I speak better Cantonese than she does, but she learned how to curse most marvelously in Toishanese from her mother. The Cantonese dialects are earthy.
The involvement in Judaic subjects was a gradual thing. I knew Jews when I lived in the Netherlands, and there have always been Jews on my book shelves. I find more in Judaism that makes sense to me than in Christianity.
I acquired a translation of Rashi's commentary several years ago, but it was preceded by Jacob Neusner's writings and followed by Bloom and Friedman. I now have a substantial collection of books exploring facets of Judaism and matters Israeli, but have only three New testaments - King James, Staten Bijbel, and the Nupela Testamen (New Guinea Pidgin English).

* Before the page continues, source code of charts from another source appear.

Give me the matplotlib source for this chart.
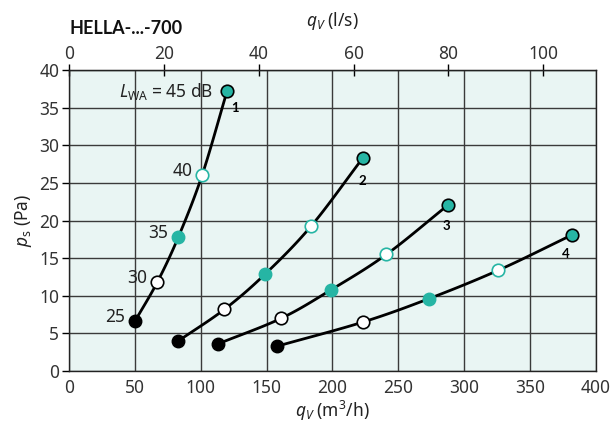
import numpy as np
import matplotlib.pyplot as plt

plt.rcParams['font.family'] = ['Noto Sans', 'DejaVu Sans']
plt.rcParams['mathtext.fontset'] = 'custom'
plt.rcParams['mathtext.rm'] = 'Noto Sans'
plt.rcParams['mathtext.it'] = 'Noto Sans:italic'

# flow (m3/h) and static pressure (Pa) per curve, points at LWA 25, 30, 35, 40, 45 dB
q1 = [50, 67, 83, 101, 120]
p1 = [6.6, 11.8, 17.8, 26.0, 37.2]
q2 = [83, 118, 149, 184, 223]
p2 = [4.0, 8.2, 12.9, 19.3, 28.3]
q3 = [113, 161, 199, 241, 288]
p3 = [3.6, 7.0, 10.8, 15.5, 22.1]
q4 = [158, 223, 273, 326, 382]
p4 = [3.3, 6.5, 9.6, 13.4, 18.1]
curves = [(q1, p1), (q2, p2), (q3, p3), (q4, p4)]
curve_names = ['1', '2', '3', '4']
name_offsets = [(6, -12), (0, -16.5), (-1.5, -15), (-5, -13.5)]
level_labels = ['25', '30', '35', '40']

teal = '#26b5a4'
bg = '#e9f5f3'
bold_fam = ['Lato', 'Roboto', 'DejaVu Sans']


def smooth(x, y, n=30):
    # catmull-rom through the given points, only for drawing the line
    pts = np.column_stack([x, y]).astype(float)
    pts = np.vstack([2 * pts[0] - pts[1], pts, 2 * pts[-1] - pts[-2]])
    out = []
    for i in range(1, len(pts) - 2):
        p0, pa, pb, p3_ = pts[i - 1], pts[i], pts[i + 1], pts[i + 2]
        t = np.linspace(0, 1, n)[:, None]
        seg = 0.5 * ((2 * pa) + (-p0 + pb) * t + (2 * p0 - 5 * pa + 4 * pb - p3_) * t ** 2
                     + (-p0 + 3 * pa - 3 * pb + p3_) * t ** 3)
        out.append(seg)
    out = np.vstack(out)
    return out[:, 0], out[:, 1]


fig = plt.figure(figsize=(6.11, 4.25), dpi=100)
ax = fig.add_axes([0.1129, 0.127, 0.8625, 0.7083])
ax.set_facecolor(bg)
ax.set_xlim(0, 400)
ax.set_ylim(0, 40)
ax.set_xticks(np.arange(0, 401, 50))
ax.set_yticks(np.arange(0, 41, 5))
ax.grid(True, color='#3a3a3a', lw=1.0)
ax.set_axisbelow(True)
ax.tick_params(axis='x', length=0, pad=6, labelsize=12.5, labelcolor='#333333')
ax.tick_params(axis='y', length=5, width=1, pad=2, labelsize=12.5, labelcolor='#333333')
for s in ax.spines.values():
    s.set_color('#222222')
    s.set_linewidth(1.0)

for (q, p), name, off in zip(curves, curve_names, name_offsets):
    xs, ys = smooth(q, p)
    ax.plot(xs, ys, color='black', lw=2, zorder=3)
    ax.plot(q[0], p[0], 'o', ms=9, mfc='black', mec='black', zorder=4)
    ax.plot(q[1], p[1], 'o', ms=9, mfc='white', mec='black', mew=1.2, zorder=4)
    ax.plot(q[2], p[2], 'o', ms=9, mfc=teal, mec=teal, zorder=4)
    ax.plot(q[3], p[3], 'o', ms=9, mfc='white', mec=teal, mew=1.2, zorder=4)
    ax.plot(q[4], p[4], 'o', ms=9, mfc=teal, mec='black', mew=1.2, zorder=4)
    ax.annotate(name, (q[4], p[4]), xytext=off, textcoords='offset points',
                fontsize=9.5, fontweight='bold', family=bold_fam,
                ha='center', va='center')

for qq, pp, lab in zip(q1[:4], p1[:4], level_labels):
    ax.annotate(lab, (qq, pp), xytext=(-7, 3), textcoords='offset points',
                fontsize=12.5, ha='right', va='center', color='#222222')
ax.annotate(r'$L_{\mathrm{WA}}$ = 45 dB', (q1[4], p1[4]), xytext=(-10, 0),
            textcoords='offset points', fontsize=12.5, ha='right', va='center',
            color='#222222')

ax.set_xlabel(r'$q_V$ (m$^3$/h)', fontsize=12.5, color='#222222', labelpad=1)
ax.set_ylabel(r'$p_\mathrm{s}$ (Pa)', fontsize=12.5, color='#222222', labelpad=4)

top = ax.secondary_xaxis('top', functions=(lambda v: v / 3.6, lambda v: v * 3.6))
top.set_xticks(np.arange(0, 101, 20))
top.tick_params(direction='inout', length=8, width=1, pad=1, labelsize=12.5,
                labelcolor='#333333')
top.set_xlabel(r'$q_V$ (l/s)', fontsize=12.5, color='#222222', labelpad=14)

fig.text(0.113, 0.932, 'HELLA-...-700', fontsize=13, fontweight='bold',
         family=bold_fam, color='#111111', ha='left', va='center')

fig.savefig('out.png', dpi=100)
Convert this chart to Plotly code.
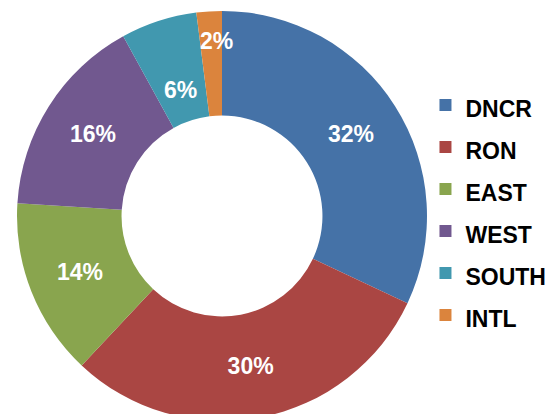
import plotly.graph_objects as go

categories = ["DNCR", "RON", "EAST", "WEST", "SOUTH", "INTL"]
shares = [32, 30, 14, 16, 6, 2]
colors = ["#4572A7", "#AA4643", "#89A54E", "#71588F", "#4198AF", "#DB843D"]

legend_labels = [f"<span style='font-size:23px'>{c}</span>" for c in categories]

W, H = 554, 432

# small slices get their labels placed by hand, as in the source chart
small_label_pos = {"SOUTH": (180, 90), "INTL": (216, 41)}
text_pos = ["none" if c in small_label_pos else "inside" for c in categories]

label_font = dict(family="Liberation Sans, Arial", size=23, color="white", weight="bold")

fig = go.Figure(
    go.Pie(
        labels=legend_labels,
        values=shares,
        sort=False,
        direction="clockwise",
        rotation=0,
        hole=0.49,
        marker=dict(colors=colors, line=dict(width=0)),
        texttemplate="%{percent:.0%}",
        textposition=text_pos,
        insidetextorientation="horizontal",
        textfont=label_font,
        domain=dict(x=[17 / W, 427 / W], y=[0, 1]),
        hoverinfo="label+percent",
    )
)

total = sum(shares)
for c, v in zip(categories, shares):
    if c in small_label_pos:
        px, py = small_label_pos[c]
        fig.add_annotation(
            x=px / W, y=1 - py / H, xref="paper", yref="paper",
            text=f"{round(100 * v / total)}%", showarrow=False,
            xanchor="center", yanchor="middle", font=label_font,
        )

fig.update_layout(
    width=W,
    height=H,
    margin=dict(l=0, r=0, t=0, b=0),
    paper_bgcolor="white",
    plot_bgcolor="white",
    showlegend=True,
    uniformtext=dict(minsize=23, mode="show"),
    legend=dict(
        x=0.768,
        xanchor="left",
        y=0.514,
        yanchor="middle",
        font=dict(family="Liberation Sans, Arial", size=30, color="black", weight="bold"),
        bgcolor="rgba(0,0,0,0)",
        borderwidth=0,
    ),
)

fig.write_html(
    "out.html",
    post_script="document.documentElement.style.overflow='hidden';document.body.style.overflow='hidden';",
)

Before I returned from the Netherlands I knew Tanach better than NT (and much better than the classmates who told me I was going to hell for not being of the same creed as them).
Since then I've also acquired a smattering of Talmud and a smidgen of Sfas Emes.
What keeps me from converting is an unhealthy level of skepsis plus the idea that one should not separate oneself from one's community (yes, that's davka poresh min ha tzibbur - but I am already poresh mi darkei tzibbur). There's more to it than that, but less than meets the eye.
[Oh, and if I were to convert, I would be living in a household with absolutely no acceptable standard of kashrus whatsoever. You go tell a Cantonese woman that shrimp and lobster are possul. That meshugge I'm not.]
Besides, there have always been not-completely-assimilated
elements in the Judaic world; just think of the Erev Rav, who left Mitzrahim with the descendants of Yakov - they were probably shooting craps behind some bushes when Moses came down from the mountain.
They were also far too busy rigging poker games to be sidetracked by that whole eigel hazahav business. And that thing with the fire-pans? Pre-occupied with dice and cards, still.
Forty years later they were the only ones who looked up surprised and said "what, we're there already? How the heck did that happen?!?"
The souls of all the erev rav in existence were present at Sinai. It isn't till we drop the loaded dice that we become Jewish.